The luxury ride from the german automobile manufacturer provides smooth looks at a reasonable price
The most remarkable thing about the Audi A5 Cabriolet is that it’s unremarkable. This isn’t as negative as it sounds because convertibles with too many standout traits probably won’t be too appreciated by potential owners.
Not traits like “ugly" or “limited daily usability" because the Audi A5 Cabriolet certainly isn’t wanting in those two departments. The crease of its wavy shoulder line is now sharper than ever, which gives even more definition to its elegant flanks. The crisper styling also contributes to it looking less amorphous than its predecessor and more grown-up.
As for usability, well, it ranges from decent to above average. The rear bench legroom won’t please taller folk, but for shorter distances and shorter people, it won’t be cause for too much complaint.
Boot space, however, is surprisingly good – 380 litres with the roof up and 320 litres with the roof down. Crucially, this is usable space, unlike some other convertibles whose boot volume looks good on paper, but flatters to deceive in reality. The Audi A5 Cabriolet’s boot is deep and aside from an odd taper towards the front of the car (necessitated by the roof mechanism), it’ll easily fit several weekend bags.
Aside from the above points, the Audi A5 Cabriolet is about as unobtrusive as they come. From the inside, at any rate. Its younger sibling, the Audi A3 Cabriolet, proved a few years ago that Audi’s current-generation soft-tops are just as quiet as their tin-roofed brethren.
An acoustic lining for the roof sees to it that noise levels are not too far off that of the Audi A5 Coupe. It’s hardly a flashy quality and easy enough to take for granted, until you remember that not until very recently, soft-top convertibles tended to transmit an unholy amount of road noise into the cabin.
Audi has also made great strides in the chassis engineering of the new Audi A5 Cabriolet. Again, this isn’t as noticeable as, say, a new bank of LED lights, new infotainment system or an all-digital dashboard (which it also has, incidentally), but greatly improves the quality of convertible life.
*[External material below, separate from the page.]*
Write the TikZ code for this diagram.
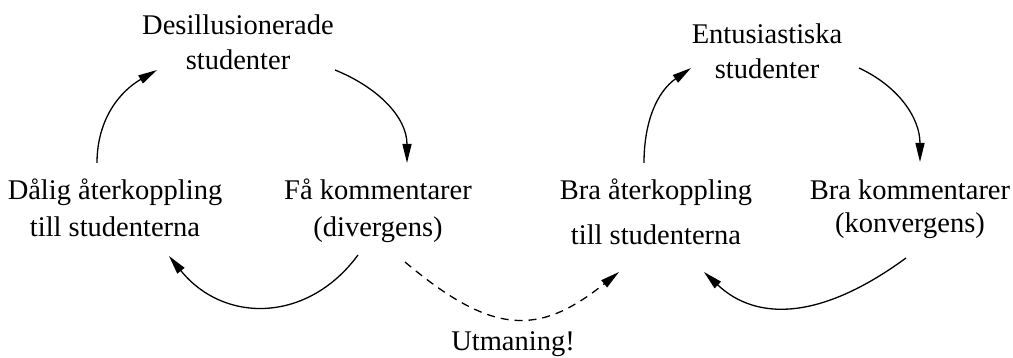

Up to 40kg lighter and some 40 per cent stiffer than before, there’s less squirm when running over uneven surfaces and rapid direction changes don’t produce the same movement ‘echo’ from previous generations.
But, and there’s a big “but" here, technology can’t quite magic away the laws of physics. Cracked and/or shoddily patched sections of tarmac (all too common these days) still send a tactile and audible thump through the cabin. And the way its 1,600-odd kilogram heft (some 200kg more than the Audi A5 Coupe) make it seek out and crash into dips and potholes with the fervour of an over-enthusiastic puppy out at the park. And in entry-level trim I tested, with a two-litre 190bhp engine and a comically reedy engine note, is adequate at best. That engine got the job done decently enough in the Audi A5 Coupe, but with the added pounds in the Cabriolet, it starts to wheeze – especially apparent moving off the line.
Of course, outright speed, while a welcome bonus, probably isn’t too high on the list of priorities for your average convertible buyer. Then again, there’s always the Audi S5 Cabriolet should you feel speed is just as important as good looks, though that’s some S$100,000 more than the A5 I tested.
The Audi A5 Cabriolet in base trim here may not be remarkable in any one respect, but its biggest redeeming factor is that it does everything well enough. And that should leave you wanting for very little.